Simpler proofs were afterwards found by Prof. Rogers and myself[2].

I have now found an algebraic relation between ${\displaystyle \scriptstyle {G(x)}}$ and ${\displaystyle \scriptstyle {H(x)}}$, viz.:

${\displaystyle \scriptstyle {H(x)\{G(x)\}^{11}-x^{2}G(x)\{H(x)\}^{11}=1+11x\{G(x)H(x)\}^{6}}}$.

Another noteworthy formula is

${\displaystyle \scriptstyle {H(x)G(x^{11})-x^{2}G(x)H(x^{11})=1}}$.

Each of these formulæ is the simplest of a large class.

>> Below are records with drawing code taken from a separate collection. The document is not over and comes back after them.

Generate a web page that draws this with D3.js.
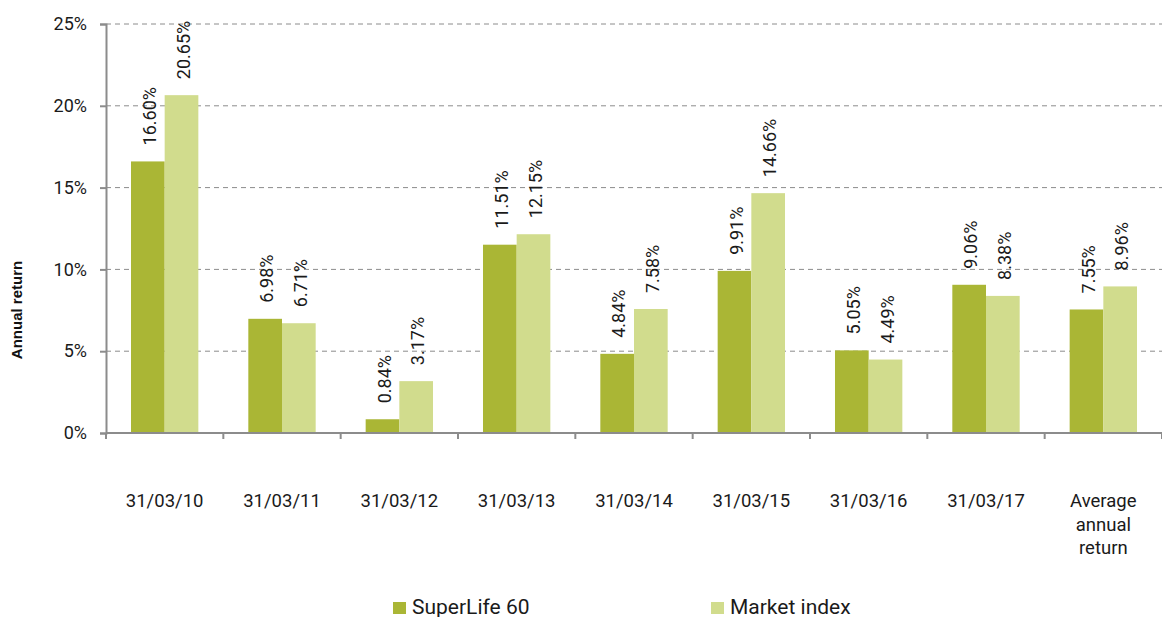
<!DOCTYPE html>
<html>
<head>
<meta charset="utf-8">
<script src="https://cdn.jsdelivr.net/npm/d3@7"></script>
<style>
  body { margin: 0; background: #fff; }
  svg { display: block; font-family: Roboto, "Noto Sans", sans-serif; }
</style>
</head>
<body>
<div id="chart"></div>
<script>
// Data
const categories = ["31/03/10", "31/03/11", "31/03/12", "31/03/13", "31/03/14",
                    "31/03/15", "31/03/16", "31/03/17", "Average annual return"];
const seriesNames = ["SuperLife 60", "Market index"];
const superLife = [16.60, 6.98, 0.84, 11.51, 4.84, 9.91, 5.05, 9.06, 7.55];
const marketIndex = [20.65, 6.71, 3.17, 12.15, 7.58, 14.66, 4.49, 8.38, 8.96];
const yTicks = [0, 5, 10, 15, 20, 25];

const colors = { "SuperLife 60": "#aab635", "Market index": "#d1dc8d" };

const width = 1162, height = 617;
const margin = { top: 24, right: 0, bottom: 184, left: 106 };
const plotW = width - margin.left - margin.right;
const plotH = height - margin.top - margin.bottom;

const svg = d3.select("#chart").append("svg")
    .attr("width", width)
    .attr("height", height);

const g = svg.append("g").attr("transform", `translate(${margin.left},${margin.top})`);

const x0 = d3.scaleBand().domain(categories).range([0, plotW])
    .paddingInner(0.426).paddingOuter(0.213);
const x1 = d3.scaleBand().domain(seriesNames).range([0, x0.bandwidth()]);
const y = d3.scaleLinear().domain([0, 25]).range([plotH, 0]);

// gridlines
g.append("g")
    .selectAll("line")
    .data(yTicks.filter(t => t > 0))
    .join("line")
    .attr("x1", 0).attr("x2", plotW)
    .attr("y1", d => y(d)).attr("y2", d => y(d))
    .attr("stroke", "#8c8c8c")
    .attr("stroke-width", 1)
    .attr("stroke-dasharray", "5,4");

// bars
const rows = categories.map((c, i) => ({ cat: c, values: [
    { key: "SuperLife 60", v: superLife[i] },
    { key: "Market index", v: marketIndex[i] }
]}));

const groups = g.selectAll(".grp").data(rows).join("g")
    .attr("class", "grp")
    .attr("transform", d => `translate(${x0(d.cat)},0)`);

groups.selectAll("rect").data(d => d.values).join("rect")
    .attr("x", d => x1(d.key))
    .attr("y", d => y(d.v))
    .attr("width", x1.bandwidth())
    .attr("height", d => plotH - y(d.v))
    .attr("fill", d => colors[d.key]);

// value labels
groups.selectAll("text").data(d => d.values).join("text")
    .attr("transform", d => `translate(${x1(d.key) + x1.bandwidth() / 2 + 2},${y(d.v) - 16}) rotate(-90)`)
    .attr("dy", "0.35em")
    .attr("text-anchor", "start")
    .attr("fill", "#1a1a1a")
    .style("font-size", "18px")
    .text(d => d.v.toFixed(2) + "%");

// y axis
const yAxis = g.append("g")
    .call(d3.axisLeft(y).tickValues(yTicks).tickSize(6).tickPadding(13).tickFormat(d => d + "%"));
yAxis.select(".domain").attr("stroke", "#8c8c8c").attr("stroke-width", 2);
yAxis.selectAll(".tick line").attr("stroke", "#8c8c8c").attr("stroke-width", 2);
yAxis.selectAll(".tick text").attr("fill", "#1a1a1a").style("font-size", "18px")
    .style("font-family", "Roboto, sans-serif");

// x axis
const xTickPos = d3.range(categories.length + 1).map(i => i * x0.step());
const xAxis = g.append("g").attr("transform", `translate(0,${plotH})`);
xAxis.append("line")
    .attr("x1", 0).attr("x2", plotW)
    .attr("stroke", "#8c8c8c").attr("stroke-width", 2);
xAxis.selectAll(".xt").data(xTickPos).join("line")
    .attr("class", "xt")
    .attr("x1", d => d).attr("x2", d => d)
    .attr("y1", 0).attr("y2", 6)
    .attr("stroke", "#8c8c8c").attr("stroke-width", 2);

const xLabels = xAxis.selectAll(".xl").data(categories).join("text")
    .attr("class", "xl")
    .attr("x", d => x0(d) + x0.bandwidth() / 2)
    .attr("y", 74)
    .attr("text-anchor", "middle")
    .attr("fill", "#1a1a1a")
    .style("font-size", "18.5px");
xLabels.each(function(d) {
    const t = d3.select(this);
    const lines = d === "Average annual return" ? ["Average", "annual", "return"] : [d];
    lines.forEach((ln, i) => {
        t.append("tspan")
            .attr("x", x0(d) + x0.bandwidth() / 2)
            .attr("dy", i === 0 ? 0 : 23.5)
            .text(ln);
    });
});

// y axis title
svg.append("text")
    .attr("transform", "translate(22,310) rotate(-90)")
    .attr("text-anchor", "middle")
    .style("font-family", "'Liberation Sans', Arial, sans-serif")
    .style("font-weight", "bold")
    .style("font-size", "15px")
    .attr("fill", "#111")
    .text("Annual return");

// legend
const legendX = [393, 711];
const legend = svg.selectAll(".lg").data(seriesNames).join("g")
    .attr("class", "lg")
    .attr("transform", (d, i) => `translate(${legendX[i]},602)`);
legend.append("rect")
    .attr("width", 13).attr("height", 12)
    .attr("fill", d => colors[d]);
legend.append("text")
    .attr("x", 19).attr("y", 12)
    .attr("fill", "#1a1a1a")
    .style("font-size", "21px")
    .text(d => d);
</script>
</body>
</html>
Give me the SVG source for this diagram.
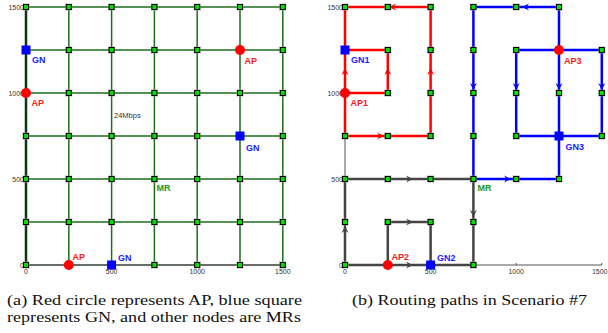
<svg xmlns="http://www.w3.org/2000/svg" xmlns:xlink="http://www.w3.org/1999/xlink" width="608" height="333" viewBox="0 0 608 333">
<style>
.grid{stroke:#1e6e1e;stroke-width:1.5;fill:none}
.axis{stroke:#555;stroke-width:1;fill:none}
.tick{font-family:"Liberation Sans",Arial,sans-serif;font-size:7px;fill:#333}
.lbl{font-family:"Liberation Sans",Arial,sans-serif;font-size:9px;font-weight:bold}
.ap{fill:#ff1a1a}.gn{fill:#1a1aff}.mr{fill:#229922}
.red{stroke:#ff0000;stroke-width:2.5;fill:none}
.blue{stroke:#0000ff;stroke-width:2.5;fill:none}
.gray{stroke:#444;stroke-width:2.5;fill:none}
.cap{font-family:"Liberation Serif","Times New Roman",serif;font-size:14px;fill:#111}
</style>
<defs>
<g id="n"><rect x="-3.5" y="-3.5" width="7" height="7" fill="#999" opacity="0.7"/><rect x="-2.5" y="-2.5" width="5" height="5" fill="#00e000" stroke="#000" stroke-width="1"/></g>
<rect id="sq" x="-4.5" y="-4.5" width="9" height="9" fill="#0000ff"/>
<circle id="ci" r="5" fill="#ff0000"/>
<path id="ar" d="M0,0 L-7,-3.5 L-4.5,0 L-7,3.5 Z"/>
</defs>

<!-- ============ LEFT PANEL ============ -->
<g id="left-grid">
<path class="grid" d="M26,7H282.8M26,50H282.8M26,93H282.8M26,136H282.8M26,179H282.8M26,222H282.8"/>
<path class="grid" d="M68.8,7V265M111.6,7V265M154.4,7V265M197.2,7V265M240,7V265M282.8,7V265"/>
<path d="M26,7V265" stroke="#123412" stroke-width="2.5"/>
<path d="M26,265H282.8" stroke="#7a857a" stroke-width="1.8"/>
<path class="axis" d="M26,265H282.8"/>
</g>
<g id="left-axis-labels" class="tick">
<text x="24" y="9.5" text-anchor="end">1500</text>
<text x="24" y="95.5" text-anchor="end">1000</text>
<text x="24" y="181.5" text-anchor="end">500</text>
<text x="24" y="267.5" text-anchor="end">0</text>
<text x="26" y="274" text-anchor="middle">0</text>
<text x="111.6" y="274" text-anchor="middle">500</text>
<text x="197.2" y="274" text-anchor="middle">1000</text>
<text x="282.8" y="274" text-anchor="middle">1500</text>
<text x="114" y="117.5" fill="#333" font-size="7.5">24Mbps</text>
</g>
<g id="left-nodes">
<g id="L00"><use xlink:href="#n" x="26" y="7"/></g>
<g id="L10"><use xlink:href="#n" x="68.8" y="7"/></g>
<g id="L20"><use xlink:href="#n" x="111.6" y="7"/></g>
<g id="L30"><use xlink:href="#n" x="154.4" y="7"/></g>
<g id="L40"><use xlink:href="#n" x="197.2" y="7"/></g>
<g id="L50"><use xlink:href="#n" x="240" y="7"/></g>
<g id="L60"><use xlink:href="#n" x="282.8" y="7"/></g>
<g id="L11"><use xlink:href="#n" x="68.8" y="50"/></g>
<g id="L21"><use xlink:href="#n" x="111.6" y="50"/></g>
<g id="L31"><use xlink:href="#n" x="154.4" y="50"/></g>
<g id="L41"><use xlink:href="#n" x="197.2" y="50"/></g>
<g id="L61"><use xlink:href="#n" x="282.8" y="50"/></g>
<g id="L12"><use xlink:href="#n" x="68.8" y="93"/></g>
<g id="L22"><use xlink:href="#n" x="111.6" y="93"/></g>
<g id="L32"><use xlink:href="#n" x="154.4" y="93"/></g>
<g id="L42"><use xlink:href="#n" x="197.2" y="93"/></g>
<g id="L52"><use xlink:href="#n" x="240" y="93"/></g>
<g id="L62"><use xlink:href="#n" x="282.8" y="93"/></g>
<g id="L03"><use xlink:href="#n" x="26" y="136"/></g>
<g id="L13"><use xlink:href="#n" x="68.8" y="136"/></g>
<g id="L23"><use xlink:href="#n" x="111.6" y="136"/></g>
<g id="L33"><use xlink:href="#n" x="154.4" y="136"/></g>
<g id="L43"><use xlink:href="#n" x="197.2" y="136"/></g>
<g id="L63"><use xlink:href="#n" x="282.8" y="136"/></g>
<g id="L04"><use xlink:href="#n" x="26" y="179"/></g>
<g id="L14"><use xlink:href="#n" x="68.8" y="179"/></g>
<g id="L24"><use xlink:href="#n" x="111.6" y="179"/></g>
<g id="L34"><use xlink:href="#n" x="154.4" y="179"/></g>
<g id="L44"><use xlink:href="#n" x="197.2" y="179"/></g>
<g id="L54"><use xlink:href="#n" x="240" y="179"/></g>
<g id="L64"><use xlink:href="#n" x="282.8" y="179"/></g>
<g id="L05"><use xlink:href="#n" x="26" y="222"/></g>
<g id="L15"><use xlink:href="#n" x="68.8" y="222"/></g>
<g id="L25"><use xlink:href="#n" x="111.6" y="222"/></g>
<g id="L35"><use xlink:href="#n" x="154.4" y="222"/></g>
<g id="L45"><use xlink:href="#n" x="197.2" y="222"/></g>
<g id="L55"><use xlink:href="#n" x="240" y="222"/></g>
<g id="L65"><use xlink:href="#n" x="282.8" y="222"/></g>
<g id="L06"><use xlink:href="#n" x="26" y="265"/></g>
<g id="L36"><use xlink:href="#n" x="154.4" y="265"/></g>
<g id="L46"><use xlink:href="#n" x="197.2" y="265"/></g>
<g id="L56"><use xlink:href="#n" x="240" y="265"/></g>
<g id="L66"><use xlink:href="#n" x="282.8" y="265"/></g>
<g id="L-GN-a"><use xlink:href="#sq" x="26" y="50"/><text class="lbl gn" x="32" y="63">GN</text></g>
<g id="L-AP-a"><use xlink:href="#ci" x="26" y="93"/><text class="lbl ap" x="31.5" y="106">AP</text></g>
<g id="L-AP-b"><use xlink:href="#ci" x="240" y="50"/><text class="lbl ap" x="244.5" y="64">AP</text></g>
<g id="L-GN-b"><use xlink:href="#sq" x="240" y="136"/><text class="lbl gn" x="246" y="150.5">GN</text></g>
<g id="L-AP-c"><use xlink:href="#ci" x="68.8" y="265"/><text class="lbl ap" x="72.5" y="259.5">AP</text></g>
<g id="L-GN-c"><use xlink:href="#sq" x="111.6" y="265"/><text class="lbl gn" x="118" y="260.5">GN</text></g>
<g id="L-MR"><text class="lbl mr" x="156.5" y="191">MR</text></g>
</g>

<!-- ============ RIGHT PANEL ============ -->
<g id="right-axes">
<path class="axis" d="M345,7V265H601.8"/>
<path class="axis" d="M430.6,265v-2M516.2,265v-2M601.8,265v-2"/>
</g>
<g id="right-axis-labels" class="tick">
<text x="343" y="9.5" text-anchor="end">1500</text>
<text x="343" y="95.5" text-anchor="end">1000</text>
<text x="343" y="181.5" text-anchor="end">500</text>
<text x="343" y="267.5" text-anchor="end">0</text>
<text x="345" y="274" text-anchor="middle">0</text>
<text x="430.6" y="274" text-anchor="middle">500</text>
<text x="516.2" y="274" text-anchor="middle">1000</text>
<text x="607.5" y="274" text-anchor="end">1500</text>
</g>
<g id="connectors">
<g id="red-paths">
<path class="red" d="M345,7V136H430.6V7H345"/>
<path class="red" d="M345,93H387.8V50H345"/>
<g fill="#ff0000">
<use xlink:href="#ar" transform="translate(384,136)"/>
<use xlink:href="#ar" transform="translate(389,7) rotate(180)"/>
<use xlink:href="#ar" transform="translate(345,68) rotate(-90)"/>
<use xlink:href="#ar" transform="translate(387.8,68) rotate(-90)"/>
<use xlink:href="#ar" transform="translate(430.6,68) rotate(-90)"/>
</g>
</g>
<g id="gray-paths">
<path class="gray" d="M387.8,265H345V179H473.4V265H430.6"/>
<path class="gray" d="M387.8,265H430.6"/>
<path class="gray" d="M387.8,265V222H430.6V265"/>
<g fill="#444">
<use xlink:href="#ar" transform="translate(345,226) rotate(-90)"/>
<use xlink:href="#ar" transform="translate(413,179)"/>
<use xlink:href="#ar" transform="translate(413,222)"/>
<use xlink:href="#ar" transform="translate(413,265)"/>
<use xlink:href="#ar" transform="translate(473.4,217) rotate(90)"/>
</g>
</g>
<g id="blue-paths">
<path class="blue" d="M559,50V7H473.4V179H559V136"/>
<path class="blue" d="M516.2,50H601.8V136H516.2Z"/>
<path class="blue" d="M559,50V136"/>
<g fill="#0000ff">
<use xlink:href="#ar" transform="translate(522,7) rotate(180)"/>
<use xlink:href="#ar" transform="translate(473.4,90) rotate(90)"/>
<use xlink:href="#ar" transform="translate(516.2,90) rotate(90)"/>
<use xlink:href="#ar" transform="translate(559,90) rotate(90)"/>
<use xlink:href="#ar" transform="translate(601.8,90) rotate(90)"/>
<use xlink:href="#ar" transform="translate(511,179)"/>
</g>
</g>
</g>
<g id="right-nodes">
<g id="R00"><use xlink:href="#n" x="345" y="7"/></g>
<g id="R10"><use xlink:href="#n" x="387.8" y="7"/></g>
<g id="R20"><use xlink:href="#n" x="430.6" y="7"/></g>
<g id="R11"><use xlink:href="#n" x="387.8" y="50"/></g>
<g id="R21"><use xlink:href="#n" x="430.6" y="50"/></g>
<g id="R12"><use xlink:href="#n" x="387.8" y="93"/></g>
<g id="R22"><use xlink:href="#n" x="430.6" y="93"/></g>
<g id="R03"><use xlink:href="#n" x="345" y="136"/></g>
<g id="R13"><use xlink:href="#n" x="387.8" y="136"/></g>
<g id="R23"><use xlink:href="#n" x="430.6" y="136"/></g>
<g id="R04"><use xlink:href="#n" x="345" y="179"/></g>
<g id="R14"><use xlink:href="#n" x="387.8" y="179"/></g>
<g id="R24"><use xlink:href="#n" x="430.6" y="179"/></g>
<g id="R05"><use xlink:href="#n" x="345" y="222"/></g>
<g id="R15"><use xlink:href="#n" x="387.8" y="222"/></g>
<g id="R25"><use xlink:href="#n" x="430.6" y="222"/></g>
<g id="R06"><use xlink:href="#n" x="345" y="265"/></g>
<g id="R30"><use xlink:href="#n" x="473.4" y="7"/></g>
<g id="R40"><use xlink:href="#n" x="516.2" y="7"/></g>
<g id="R50"><use xlink:href="#n" x="559" y="7"/></g>
<g id="R31"><use xlink:href="#n" x="473.4" y="50"/></g>
<g id="R41"><use xlink:href="#n" x="516.2" y="50"/></g>
<g id="R61"><use xlink:href="#n" x="601.8" y="50"/></g>
<g id="R32"><use xlink:href="#n" x="473.4" y="93"/></g>
<g id="R42"><use xlink:href="#n" x="516.2" y="93"/></g>
<g id="R52"><use xlink:href="#n" x="559" y="93"/></g>
<g id="R62"><use xlink:href="#n" x="601.8" y="93"/></g>
<g id="R33"><use xlink:href="#n" x="473.4" y="136"/></g>
<g id="R43"><use xlink:href="#n" x="516.2" y="136"/></g>
<g id="R63"><use xlink:href="#n" x="601.8" y="136"/></g>
<g id="R44"><use xlink:href="#n" x="516.2" y="179"/></g>
<g id="R54"><use xlink:href="#n" x="559" y="179"/></g>
<g id="R35"><use xlink:href="#n" x="473.4" y="222"/></g>
<g id="R36"><use xlink:href="#n" x="473.4" y="265"/></g>
<g id="R-MR"><use xlink:href="#n" x="473.4" y="179"/><text class="lbl mr" x="477.5" y="191">MR</text></g>
<g id="R-GN1"><use xlink:href="#sq" x="345" y="50"/><text class="lbl gn" x="351" y="63">GN1</text></g>
<g id="R-AP1"><use xlink:href="#ci" x="345" y="93"/><text class="lbl ap" x="350.5" y="106">AP1</text></g>
<g id="R-AP3"><use xlink:href="#ci" x="559" y="50"/><text class="lbl ap" x="564" y="64">AP3</text></g>
<g id="R-GN3"><use xlink:href="#sq" x="559" y="136"/><text class="lbl gn" x="565.5" y="149.5">GN3</text></g>
<g id="R-AP2"><use xlink:href="#ci" x="387.8" y="265"/><text class="lbl ap" x="391.5" y="259.5">AP2</text></g>
<g id="R-GN2"><use xlink:href="#sq" x="430.6" y="265"/><text class="lbl gn" x="437" y="260.5">GN2</text></g>
</g>

<!-- ============ CAPTIONS ============ -->
<g id="captions" class="cap">
<text x="7" y="305" textLength="295" lengthAdjust="spacingAndGlyphs">(a)  Red circle represents AP, blue square</text>
<text x="7" y="321.5" textLength="294" lengthAdjust="spacingAndGlyphs">represents GN, and other nodes are MRs</text>
<text x="352" y="305" textLength="235" lengthAdjust="spacingAndGlyphs">(b)  Routing paths in Scenario #7</text>
</g>
</svg>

1. Proc. London Math. Soc., Ser. 1, Vol. xxv, 1894, pp. 318–343.
2. Proc. Camb. Phil. Soc., Vol. xix, 1919, pp. 211–216. A short account of the history of the theorems is given by Mr Hardy in a note attached to this paper. [For Ramanujan's proofs see No. 26 of this volume: those of Rogers, and the note by Hardy referred to, are reproduced in the notes on No. 26 in the Appendix.]